*What is being asked*: Pull each line containing "script" out of the data and copy it.

*Items*:
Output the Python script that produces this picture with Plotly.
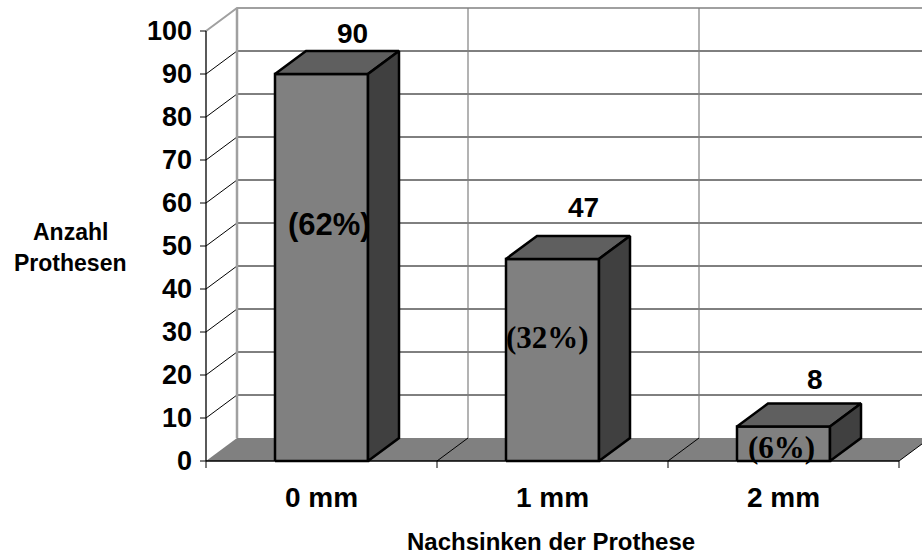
import plotly.graph_objects as go

# ---------------- data ----------------
categories = ["0 mm", "1 mm", "2 mm"]
counts = [90, 47, 8]
percent_labels = ["(62%)", "(32%)", "(6%)"]
y_ticks = [0, 10, 20, 30, 40, 50, 60, 70, 80, 90, 100]
x_title = "Nachsinken der Prothese"
y_title_lines = ["Anzahl", "Prothesen"]

# ---------------- geometry / style ----------------
W, H = 922, 554
PX_X0 = 206          # pixel of front-left corner (category axis start)
CAT_PX = 231         # pixels per category
PX_Y0 = 461          # pixel of value 0 on the front plane
V_PX = 4.3           # pixels per value unit
DX = 31 / CAT_PX     # depth offset (category units)
DY = 23 / V_PX       # depth offset (value units)
BAR_W = 93 / CAT_PX  # bar width (category units)
NCAT = len(categories)
VMAX = max(y_ticks)

x_range = [-PX_X0 / CAT_PX, (W - PX_X0) / CAT_PX]
y_range = [-(H - PX_Y0) / V_PX, PX_Y0 / V_PX]

SANS = "Liberation Sans, Arial, sans-serif"
SERIF = "Liberation Serif, Times New Roman, serif"
FRONT_C = "#808080"
TOP_C = "#5f5f5f"
SIDE_C = "#404040"
FLOOR_C = "#808080"
WALL_EDGE = "#a0a0a0"

fig = go.Figure()


def poly(xs, ys, fill, lw=0, lc="black"):
    fig.add_trace(go.Scatter(
        x=list(xs) + [xs[0]], y=list(ys) + [ys[0]], mode="lines",
        fill="toself", fillcolor=fill,
        line=dict(color=lc, width=lw), hoverinfo="skip", showlegend=False))


def line(xs, ys, color="black", width=1):
    fig.add_trace(go.Scatter(
        x=xs, y=ys, mode="lines", line=dict(color=color, width=width),
        hoverinfo="skip", showlegend=False))


# floor
poly([0, DX, NCAT + DX, NCAT], [0, DY, DY, 0], FLOOR_C)

# gridlines on left wall + back wall
for v in y_ticks[1:-1]:
    line([0, DX, NCAT + DX], [v, v + DY, v + DY], "black", 1)
# top edge of walls
line([0, DX, NCAT + DX], [VMAX, VMAX + DY, VMAX + DY], WALL_EDGE, 2)
# back wall left edge
line([DX, DX], [DY, VMAX + DY], WALL_EDGE, 2.5)
# back wall vertical category lines
for k in range(1, NCAT):
    line([k + DX, k + DX], [DY, VMAX + DY], "#808080", 1.2)
# floor diagonals at category boundaries
for k in range(1, NCAT + 1):
    line([k, k + DX], [0, DY], "black", 1)

# front axes
line([0, 0], [0, VMAX], "black", 1.3)
line([0, NCAT], [0, 0], "black", 1.5)
for v in y_ticks:
    line([0, -6 / CAT_PX], [v, v], "black", 1)
for k in range(NCAT + 1):
    line([k, k], [0, -7 / V_PX], "black", 1)

# bars
for i, v in enumerate(counts):
    x0 = i + 0.5 - BAR_W / 2
    x1 = i + 0.5 + BAR_W / 2
    poly([x0, x1, x1, x0], [0, 0, v, v], FRONT_C, 2.5)
    poly([x0, x1, x1 + DX, x0 + DX], [v, v, v + DY, v + DY], TOP_C, 2.5)
    poly([x1, x1 + DX, x1 + DX, x1], [0, DY, v + DY, v], SIDE_C, 2.5)

annotations = []
# y tick labels
for v in y_ticks:
    annotations.append(dict(x=0, y=v, xref="x", yref="y", text=str(v),
                            xanchor="right", yanchor="middle", xshift=-12,
                            showarrow=False,
                            font=dict(family=SANS, size=27, color="black", weight="bold")))
# category labels
for i, c in enumerate(categories):
    annotations.append(dict(x=i + 0.5, y=0, xref="x", yref="y", text=c,
                            xanchor="center", yanchor="middle", yshift=-36,
                            showarrow=False,
                            font=dict(family=SANS, size=28, color="black", weight="bold")))
# value labels above bars
value_lift = [18, 28, 24]
for i, v in enumerate(counts):
    annotations.append(dict(x=i + 0.5 + DX, y=v + DY, xref="x", yref="y", text=str(v),
                            xanchor="center", yanchor="middle", yshift=value_lift[i],
                            showarrow=False,
                            font=dict(family=SANS, size=28, color="black", weight="bold")))
# percentage labels on bar fronts
pct_y = [55.0, 28.7, 3.2]
pct_xshift = [8, -5, -2]
pct_font = [SANS, SERIF, SERIF]
for i, t in enumerate(percent_labels):
    annotations.append(dict(x=i + 0.5, y=pct_y[i], xref="x", yref="y", text=t,
                            xanchor="center", yanchor="middle", xshift=pct_xshift[i],
                            showarrow=False,
                            font=dict(family=pct_font[i], size=31, color="black", weight="bold")))
# axis titles
annotations.append(dict(x=551 / W, y=1 - 541 / H, xref="paper", yref="paper", text=x_title,
                        xanchor="center", yanchor="middle", showarrow=False,
                        font=dict(family=SANS, size=24, color="black", weight="bold")))
for j, t in enumerate(y_title_lines):
    annotations.append(dict(x=70 / W, y=1 - (232 + 31 * j) / H, xref="paper", yref="paper",
                            text=t, xanchor="center", yanchor="middle", showarrow=False,
                            font=dict(family=SANS, size=23, color="black", weight="bold")))

fig.update_layout(
    width=W, height=H, margin=dict(l=0, r=0, t=0, b=0),
    paper_bgcolor="white", plot_bgcolor="white",
    xaxis=dict(range=x_range, visible=False, fixedrange=True),
    yaxis=dict(range=y_range, visible=False, fixedrange=True),
    annotations=annotations, showlegend=False,
)

fig.write_html("out.html")
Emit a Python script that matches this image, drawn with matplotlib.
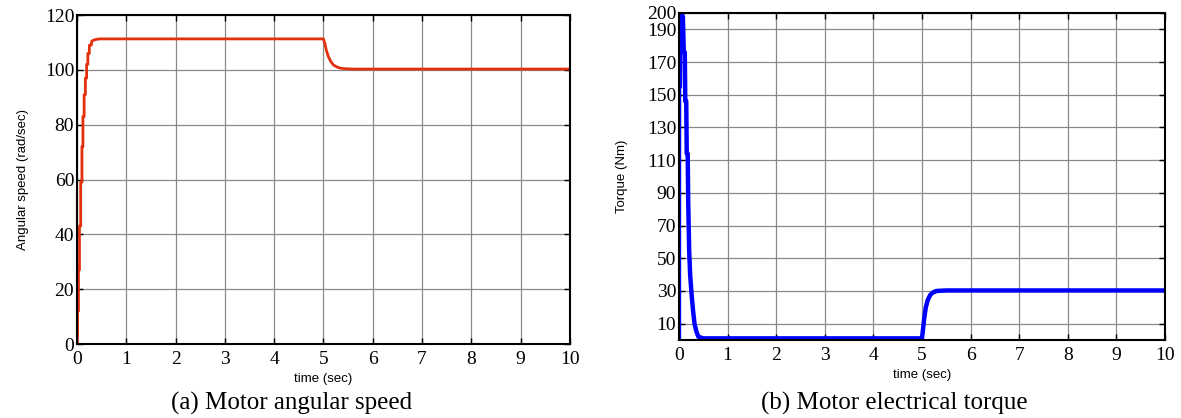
import matplotlib
matplotlib.use('Agg')
import matplotlib.pyplot as plt

# motor angular speed (rad/sec) vs time (sec)
speed_t = [0, 0.005, 0.005, 0.012, 0.012, 0.03, 0.03, 0.05, 0.05, 0.075, 0.075,
           0.1, 0.1, 0.12, 0.12, 0.145, 0.145, 0.17, 0.17, 0.195, 0.195, 0.22,
           0.22, 0.25, 0.25, 0.29, 0.3, 0.36, 0.45, 5.0, 5.03, 5.06, 5.1, 5.15,
           5.2, 5.28, 5.35, 5.45, 5.6, 10.0]
speed_w = [0, 0, 3, 3, 12, 12, 27, 27, 43, 43, 59,
           59, 72, 72, 83, 83, 91, 91, 97, 97, 102, 102,
           106, 106, 109, 109, 110.5, 111.0, 111.3, 111.3, 109.5, 107, 104.8, 103,
           101.8, 101.0, 100.6, 100.4, 100.3, 100.3]

# motor electrical torque (Nm) vs time (sec)
torque_t = [0, 0.0, 0.002, 0.02, 0.025, 0.04, 0.05, 0.06, 0.07, 0.08, 0.1,
            0.12, 0.13, 0.15, 0.16, 0.18, 0.19, 0.2, 0.21, 0.23, 0.26, 0.29,
            0.32, 0.36, 0.4, 0.5, 5.0, 5.02, 5.05, 5.08, 5.12, 5.17, 5.22, 5.3,
            5.5, 10.0]
torque_T = [0, 75, 155, 155, 195, 193, 200, 196, 190, 198, 176,
            176, 146, 146, 114, 114, 85, 70, 55, 40, 28, 18,
            10, 5, 2, 1, 1, 6, 14, 20, 24.5, 27.5, 29, 30,
            30.3, 30.3]

speed_yticks = [0, 20, 40, 60, 80, 100, 120]
torque_yticks = [10, 30, 50, 70, 90, 110, 130, 150, 170, 190, 200]
time_ticks = list(range(0, 11))

serif = 'Liberation Serif'
sans = 'Liberation Sans'

fig = plt.figure(figsize=(11.81, 4.18), dpi=100)
ax1 = fig.add_axes([0.0652, 0.177, 0.4174, 0.787])
ax2 = fig.add_axes([0.5749, 0.1866, 0.4115, 0.7823])

ax1.plot(speed_t, speed_w, color='#e2300e', lw=2.0)
ax2.plot(torque_t, torque_T, color='#0000ff', lw=3.2)

for ax, yt, ylim, ylab in [(ax1, speed_yticks, (0, 120), 'Angular speed (rad/sec)'),
                           (ax2, torque_yticks, (0, 200), 'Torque (Nm)')]:
    ax.set_xlim(0, 10)
    ax.set_ylim(*ylim)
    ax.set_xticks(time_ticks)
    ax.set_yticks(yt)
    ax.grid(True, color='#8a8a8a', lw=0.9)
    ax.tick_params(direction='in', length=4, width=1, top=True, right=True,
                   labelsize=14, pad=2)
    ax.tick_params(axis='x', pad=5)
    for lbl in ax.get_xticklabels() + ax.get_yticklabels():
        lbl.set_fontfamily(serif)
    for s in ax.spines.values():
        s.set_linewidth(1.5)
    ax.set_xlabel('time (sec)', fontfamily=sans, fontsize=9.5)
    ax.set_ylabel(ylab, fontfamily=sans, fontsize=9.5)

ax1.xaxis.set_label_coords(0.5, -0.088)
ax2.xaxis.set_label_coords(0.5, -0.088)
ax1.yaxis.set_label_coords(-0.098, 0.5)
ax2.yaxis.set_label_coords(-0.105, 0.5)

fig.text(292 / 1181, 1 - 403 / 418, '(a) Motor angular speed', fontfamily=serif,
         fontsize=18, ha='center', va='center')
fig.text(894 / 1181, 1 - 403 / 418, '(b) Motor electrical torque', fontfamily=serif,
         fontsize=18, ha='center', va='center')

fig.savefig('out.png', dpi=100)
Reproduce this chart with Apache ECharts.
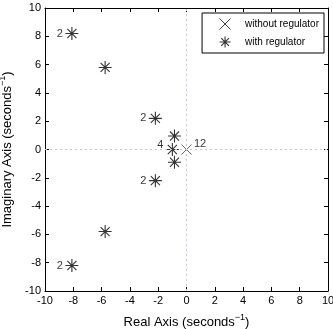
<!DOCTYPE html>
<html>
<head>
<meta charset="utf-8">
<script src="https://cdn.jsdelivr.net/npm/echarts@6/dist/echarts.min.js"></script>
<style>
  html, body { margin: 0; padding: 0; background: #fff; }
  #chart { width: 333px; height: 329px; }
</style>
</head>
<body>
<div id="chart"></div>
<script>
// pole data
const withoutRegPoles = [[0, 0]];
const withoutRegMult = ['12'];
const withRegPoles = [[-8.1, 8.2], [-5.75, 5.8], [-2.2, 2.2], [-1.0, 0], [-0.85, 0.95], [-0.85, -0.9], [-2.2, -2.2], [-5.75, -5.8], [-8.1, -8.2]];
const withRegMult = ['2', '', '2', '4', '', '', '2', '', '2'];
const axisMin = -10, axisMax = 10, axisStep = 2;

const starPath = 'path://M0 5L10 5M5 0L5 10M1.5 1.5L8.5 8.5M1.5 8.5L8.5 1.5';
const crossPath = 'path://M0 0L10 10M0 10L10 0';
const font = 'Liberation Sans, Arial, sans-serif';

const chart = echarts.init(document.getElementById('chart'));

function axisName(txt) {
  return '{a|' + txt + ' (seconds}{s|−1}{a|)}';
}
const nameRich = {
  a: { fontSize: 13, fontFamily: font, color: '#000' },
  s: { fontSize: 9, fontFamily: font, color: '#000', padding: [0, 0, 10, 0] }
};

function valAxis(extra) {
  return Object.assign({
    type: 'value', min: axisMin, max: axisMax, interval: axisStep,
    axisLine: { show: true, onZero: false, lineStyle: { color: '#000', width: 1 } },
    axisTick: { show: true, inside: true, length: 4, lineStyle: { color: '#000' } },
    axisLabel: { color: '#000', fontSize: 11, fontFamily: font, margin: 4 },
    splitLine: { show: false }
  }, extra);
}

function labelsFor(mult, pos) {
  return mult.map(function (m) {
    return { show: m !== '', formatter: m, position: pos, distance: 0, color: '#000', fontSize: 11, fontFamily: font };
  });
}

const withData = withRegPoles.map(function (p, i) {
  const lab = labelsFor(withRegMult, 'left')[i];
  if (withRegMult[i] === '4') lab.offset = [0, -5];
  return { value: p, label: lab };
});
const withoutData = withoutRegPoles.map(function (p, i) {
  const lab = labelsFor(withoutRegMult, 'right')[i];
  lab.offset = [0, -6];
  return { value: p, label: lab };
});

const starStyle = { color: 'none', borderColor: '#000', borderWidth: 1.1 };
const crossStyle = { color: 'none', borderColor: '#3a3f55', borderWidth: 1 };

chart.setOption({
  animation: false,
  grid: { left: 45, right: 5, top: 8, bottom: 38, outerBoundsMode: 'none', containLabel: false },
  legend: {
    right: 9, top: 13, orient: 'vertical',
    padding: [3, 5, 3, 15],
    itemWidth: 20, itemHeight: 11, itemGap: 2,
    borderColor: '#000', borderWidth: 1, borderRadius: 0,
    textStyle: { fontSize: 10, fontFamily: font, color: '#000', padding: [0, 0, 0, 5] },
    data: [
      { name: 'without regulator', icon: crossPath, itemStyle: { color: 'none', borderColor: '#000', borderWidth: 1 } },
      { name: 'with regulator', icon: starPath, itemStyle: starStyle }
    ]
  },
  xAxis: [
    valAxis({ position: 'bottom', name: axisName('Real Axis'), nameLocation: 'middle', nameGap: 22, nameTextStyle: { rich: nameRich } }),
    valAxis({ position: 'top', axisLabel: { show: false } })
  ],
  yAxis: [
    valAxis({ position: 'left', name: axisName('Imaginary Axis'), nameLocation: 'middle', nameGap: 26, nameRotate: 90, nameTextStyle: { rich: nameRich } }),
    valAxis({ position: 'right', axisLabel: { show: false } })
  ],
  series: [
    {
      name: 'without regulator', type: 'scatter', symbol: crossPath, symbolSize: 10,
      itemStyle: crossStyle,
      data: withoutData,
      z: 3,
      markLine: {
        silent: true, symbol: 'none', label: { show: false },
        lineStyle: { type: [2, 3], color: '#c4c4de', width: 1 },
        data: [{ xAxis: 0 }, { yAxis: 0 }]
      }
    },
    {
      name: 'with regulator', type: 'scatter', symbol: starPath, symbolSize: 13,
      itemStyle: starStyle,
      data: withData,
      z: 4
    }
  ]
});
</script>
</body>
</html>
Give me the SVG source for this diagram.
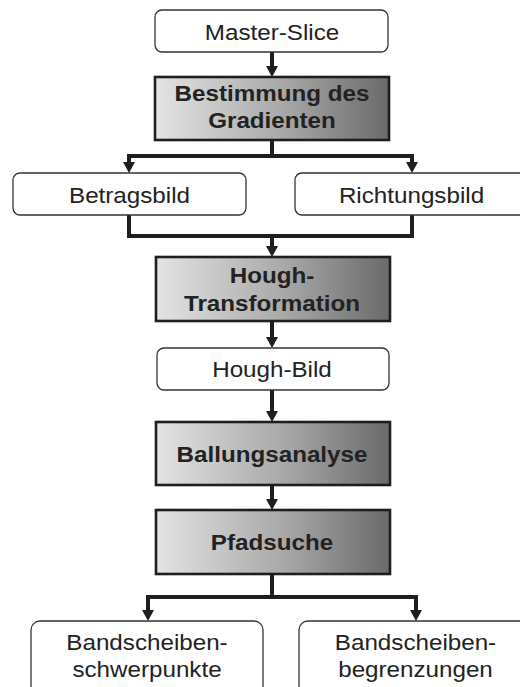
<svg xmlns="http://www.w3.org/2000/svg" width="520" height="687" viewBox="0 0 520 687">
  <style>
    .data{fill:#fff;stroke:#333;stroke-width:1.3}
    .proc{fill:url(#shade);stroke:#1e1e1e;stroke-width:2.6}
    .t{font-family:"Liberation Sans",Arial,Helvetica,sans-serif;font-size:22px;text-anchor:middle;fill:#222}
    .b{font-weight:bold}
    .wire{fill:none;stroke:#1e1e1e;stroke-width:4;stroke-linejoin:miter}
    .arr{fill:none;stroke:#1e1e1e;stroke-width:4;marker-end:url(#head)}
  </style>
  <defs>
    <linearGradient id="shade" x1="0" y1="0" x2="1" y2="0">
      <stop offset="0" stop-color="#e4e4e4"/>
      <stop offset="0.55" stop-color="#a8a8a8"/>
      <stop offset="1" stop-color="#6a6a6a"/>
    </linearGradient>
    <marker id="head" markerUnits="userSpaceOnUse" markerWidth="12" markerHeight="12" refX="5" refY="6" orient="auto">
      <path d="M0,0 L11,6 L0,12 z" fill="#1e1e1e"/>
    </marker>
  </defs>

  <!-- connectors -->
  <g id="connectors">
    <line class="arr" x1="272" y1="52" x2="272" y2="71"/>
    <polyline class="wire" points="272,140 272,156"/>
    <polyline class="arr" points="272,156 129,156 129,167"/>
    <polyline class="arr" points="272,156 412,156 412,167"/>
    <polyline class="wire" points="129,215 129,236 412,236 412,215"/>
    <line class="arr" x1="272" y1="236" x2="272" y2="251"/>
    <line class="arr" x1="272" y1="321" x2="272" y2="342"/>
    <line class="arr" x1="272" y1="390" x2="272" y2="416"/>
    <line class="arr" x1="272" y1="485" x2="272" y2="504"/>
    <polyline class="wire" points="272,574 272,597"/>
    <polyline class="arr" points="272,597 148,597 148,615"/>
    <polyline class="arr" points="272,597 416,597 416,615"/>
  </g>

  <g id="master-slice">
    <rect class="data" x="155" y="10" width="233" height="42" rx="7"/>
    <g transform="translate(272,39.5) scale(1.1,1)"><text class="t">Master-Slice</text></g>
  </g>

  <g id="gradient">
    <rect class="proc" x="155" y="77" width="234" height="63"/>
    <g transform="translate(272,101) scale(1.1,1)"><text class="t b">Bestimmung des</text></g>
    <g transform="translate(272,128) scale(1.1,1)"><text class="t b">Gradienten</text></g>
  </g>

  <g id="betragsbild">
    <rect class="data" x="13" y="173" width="233" height="42" rx="7"/>
    <g transform="translate(129.5,203) scale(1.1,1)"><text class="t">Betragsbild</text></g>
  </g>

  <g id="richtungsbild">
    <rect class="data" x="295" y="173" width="233" height="42" rx="7"/>
    <g transform="translate(411.5,203) scale(1.1,1)"><text class="t">Richtungsbild</text></g>
  </g>

  <g id="hough-transformation">
    <rect class="proc" x="156" y="257" width="234" height="64"/>
    <g transform="translate(272,283) scale(1.1,1)"><text class="t b">Hough-</text></g>
    <g transform="translate(272,311) scale(1.1,1)"><text class="t b">Transformation</text></g>
  </g>

  <g id="hough-bild">
    <rect class="data" x="157" y="348" width="232" height="42" rx="7"/>
    <g transform="translate(272,377) scale(1.1,1)"><text class="t">Hough-Bild</text></g>
  </g>

  <g id="ballungsanalyse">
    <rect class="proc" x="156" y="422" width="234" height="63"/>
    <g transform="translate(272,462) scale(1.1,1)"><text class="t b">Ballungsanalyse</text></g>
  </g>

  <g id="pfadsuche">
    <rect class="proc" x="156" y="510" width="234" height="64"/>
    <g transform="translate(272,550) scale(1.1,1)"><text class="t b">Pfadsuche</text></g>
  </g>

  <g id="schwerpunkte">
    <rect class="data" x="31" y="621" width="232" height="90" rx="9"/>
    <g transform="translate(147,650) scale(1.1,1)"><text class="t">Bandscheiben-</text></g>
    <g transform="translate(147,677) scale(1.1,1)"><text class="t">schwerpunkte</text></g>
  </g>

  <g id="begrenzungen">
    <rect class="data" x="299" y="621" width="232" height="90" rx="9"/>
    <g transform="translate(415.5,650) scale(1.1,1)"><text class="t">Bandscheiben-</text></g>
    <g transform="translate(415.5,677) scale(1.1,1)"><text class="t">begrenzungen</text></g>
  </g>
</svg>
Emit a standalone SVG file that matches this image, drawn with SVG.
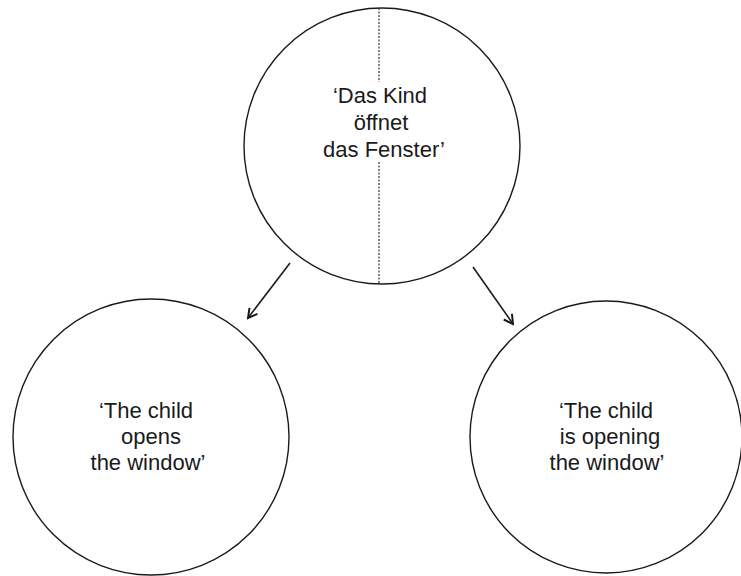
<svg xmlns="http://www.w3.org/2000/svg" width="741" height="576" viewBox="0 0 741 576">
<style>
.node{fill:none;stroke:#1a1a1a;stroke-width:1.4}
.lbl{font-family:"Liberation Sans",Arial,sans-serif;font-size:22px;fill:#1a1a1a;text-anchor:middle}
.edge{fill:none;stroke:#1a1a1a;stroke-width:1.6}
.div{stroke:#333;stroke-width:1.2;stroke-dasharray:2 1.5}
</style>
<defs>
<marker id="ah" viewBox="0 0 12 12" refX="10" refY="6" markerWidth="12" markerHeight="12" markerUnits="userSpaceOnUse" orient="auto">
<path d="M1,1 L10,6 L1,11" fill="none" stroke="#1a1a1a" stroke-width="2"/>
</marker>
</defs>
<rect width="741" height="576" fill="#fff"/>
<g id="top">
<circle class="node" cx="382" cy="146" r="138"/>
<line class="div" x1="379" y1="8" x2="379" y2="82"/>
<line class="div" x1="379" y1="162" x2="379" y2="284"/>
<text class="lbl"><tspan x="380" y="103">‘Das Kind</tspan><tspan x="381" y="130">öffnet</tspan><tspan x="384" y="157">das Fenster’</tspan></text>
</g>
<g id="left">
<circle class="node" cx="151" cy="437" r="138"/>
<text class="lbl"><tspan x="146" y="418">‘The child</tspan><tspan x="151" y="444">opens</tspan><tspan x="148" y="470">the window’</tspan></text>
</g>
<g id="right">
<circle class="node" cx="606" cy="437" r="136"/>
<text class="lbl"><tspan x="606" y="418">‘The child</tspan><tspan x="610" y="444">is opening</tspan><tspan x="607" y="470">the window’</tspan></text>
</g>
<g id="connectors">
<line class="edge" x1="290" y1="263" x2="248" y2="318" marker-end="url(#ah)"/>
<line class="edge" x1="473" y1="267" x2="513" y2="324" marker-end="url(#ah)"/>
</g>
</svg>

*Output of the task*:
Output the Python script that produces this picture with Plotly.
Emit a Python script that matches this image, drawn with matplotlib.
<script src="https://cdn.jsdelivr.net/npm/echarts@6/dist/echarts.min.js"></script>
<script>
</script>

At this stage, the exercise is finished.